Employers have legal obligations to effectively manage leave of their staff who serve the community as emergency management volunteers.

With bushfire and cyclone season upon us, employees who are emergency management volunteers will be called away from their workplace to help protect their community.

And when staff answer the call, employers have legal obligations to effectively manage their leave.

Community service leave

Community service leave – derived from Division 8 of the National Employment Standards (NES) contained in the Fair Work Act 2009 – allows employees to access unpaid leave where they are engaged in eligible community service activities that require them to be absent from work.

While this can also cover leaving work for attendance at jury duty, it allows for engagement in voluntary emergency management activities, defined in the Act as:

  • activities involving dealing with an emergency or natural disaster where the employee’s involvement is voluntary and
  • the employee is a member of, or has a member-like association with a recognised emergency management body and
  • either the employee was requested by or on behalf of that body to engage in the activity or it would be reasonable to expect that such a request would have been made, circumstances permitting.

Eligible community service activities include the time engaged in the activity, the time reasonably spent travelling in relation to the activity and reasonable time to rest immediately following the activity. There is no specified period of time that the absence must be for.
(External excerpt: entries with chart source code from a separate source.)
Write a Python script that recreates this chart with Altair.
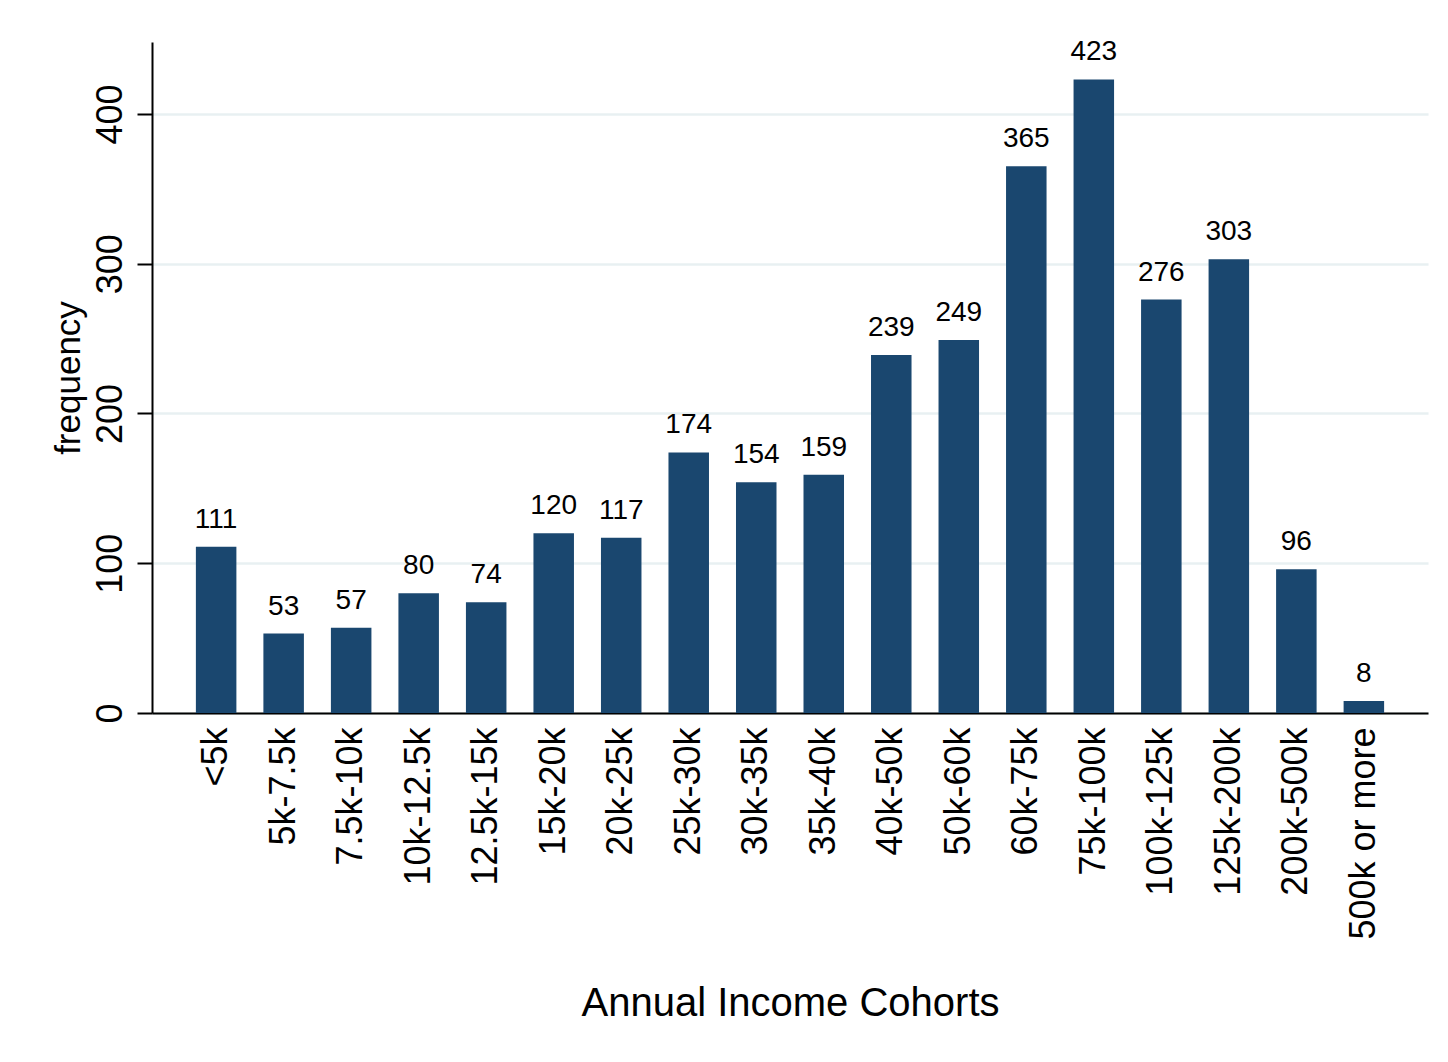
import altair as alt
import pandas as pd

categories = ["<5k", "5k-7.5k", "7.5k-10k", "10k-12.5k", "12.5k-15k", "15k-20k",
              "20k-25k", "25k-30k", "30k-35k", "35k-40k", "40k-50k", "50k-60k",
              "60k-75k", "75k-100k", "100k-125k", "125k-200k", "200k-500k", "500k or more"]
frequency = [111, 53, 57, 80, 74, 120, 117, 174, 154, 159, 239, 249, 365, 423, 276, 303, 96, 8]

df = pd.DataFrame({"cohort": categories, "frequency": frequency})

FONT = "Liberation Sans"
W, H = 1276, 671

xenc = alt.X("cohort:N", sort=categories,
             scale=alt.Scale(paddingInner=0.4, paddingOuter=0.65),
             axis=alt.Axis(title="Annual Income Cohorts", labelAngle=270,
                           labelAlign="right", labelBaseline="middle",
                           labelFontSize=36, labelPadding=14, ticks=False,
                           labelLimit=500, labelOverlap=False,
                           domainColor="black", domainWidth=2,
                           labelColor="black", titleColor="black",
                           titleFontSize=40, titleFontWeight="normal",
                           titleX=W / 2, titleY=302, titleBaseline="alphabetic",
                           titleAlign="center", labelFont=FONT, titleFont=FONT))
yenc = alt.Y("frequency:Q",
             scale=alt.Scale(domain=[0, 448], nice=False, zero=True),
             axis=alt.Axis(title="frequency", values=[0, 100, 200, 300, 400],
                           labelAngle=270, labelAlign="center", labelBaseline="bottom",
                           labelFontSize=36, labelPadding=8,
                           tickSize=15, tickWidth=2, tickColor="black",
                           domainColor="black", domainWidth=2,
                           grid=True, gridColor="#e8f0f2", gridWidth=2.5,
                           labelColor="black", titleColor="black",
                           titleFontSize=35, titleFontWeight="normal",
                           titleAngle=270, titleX=-73, titleY=H / 2,
                           titleBaseline="alphabetic", titleAlign="center",
                           labelFont=FONT, titleFont=FONT))

bars = alt.Chart(df).mark_bar(color="#1a476f").encode(x=xenc, y=yenc)
labels = alt.Chart(df).mark_text(baseline="alphabetic", dy=-19, fontSize=28,
                                 font=FONT, color="black").encode(
    x=alt.X("cohort:N", sort=categories),
    y="frequency:Q",
    text="frequency:Q")

chart = (bars + labels).properties(
    width=W, height=H,
    autosize=alt.AutoSizeParams(type="none"),
    padding={"left": 144, "top": 34, "right": 12, "bottom": 330},
).configure_view(stroke=None).configure_axis(gridCap="butt")

chart.save("out.html", embed_options={"renderer": "svg", "actions": False})
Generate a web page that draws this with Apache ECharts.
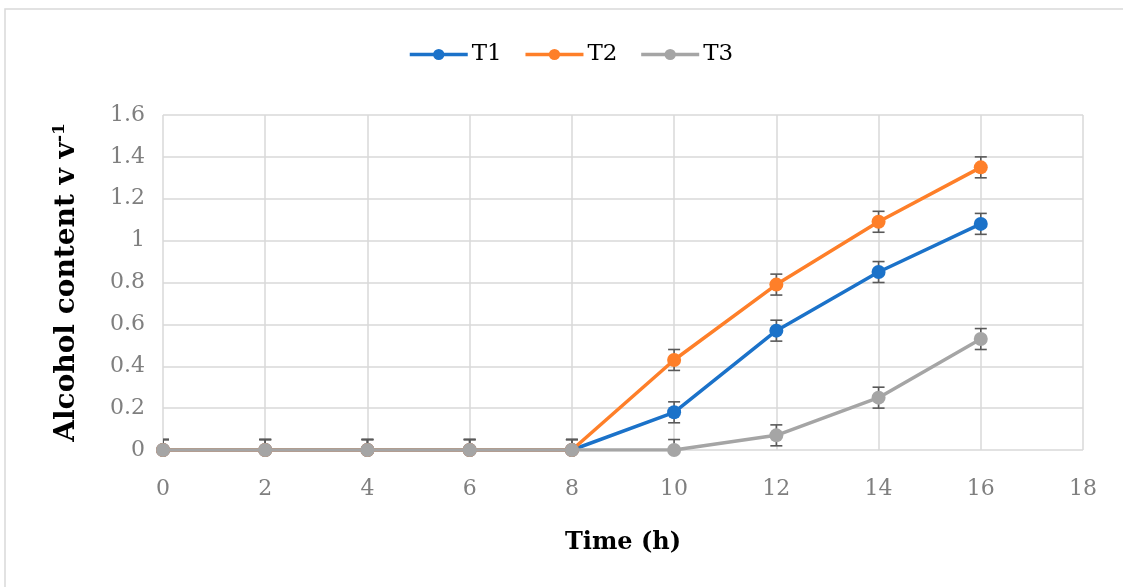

However, the period must be reasonable. When determining whether a period of time off is reasonable, employers should take into consideration the points mentioned above.

Employees who wish to access community service leave must notify their employer as soon as practicable, inform their employer of the expected time period of the absence and comply with any requests for evidence. Where these requirements have been met, the leave request cannot be denied.

Paid leave

While community service leave under the NES is unpaid, there is also relevant State legislation that applies which may provide a greater benefit to employees in the form of paid leave.

In Western Australia, the Emergency Management Act 2005 (WA) (EM Act) provides that employees, including casual employees, who are temporarily absent from work to carry out emergency management response activities are entitled to the following:

  • paid remuneration for the period of the employee’s absence, calculated at the employee’s ordinary rate of remuneration for the time they would ordinarily have worked
  • their service not to be broken by the leave period
  • their employment is preserved (i.e they must not be terminated, demoted, refused promotion or transfer or otherwise ‘injured’ in their employment).

The EM Act defines emergency management response as:

  • the employee undertaking an activity that involves responding to an emergency
  • the employee carries out the activity on a voluntary basis
  • the employee is a member of, or has a member-like association with, an emergency management agency and
  • the employee was requested by or on behalf of the emergency management agency to carry out the activity or no such request was made, but it would be reasonable to expect that, if the circumstances had permitted the making of such a request, it is likely that such a request would have been made and
  • an employee does not carry out an emergency management response if the activity involves prevention of, preparedness for, or recovery from, an emergency.

Training activities or other activities relating to recovery work, such as cleaning up in the aftermath of an emergency, will not be paid unless the employee wishes to access their paid annual leave entitlement.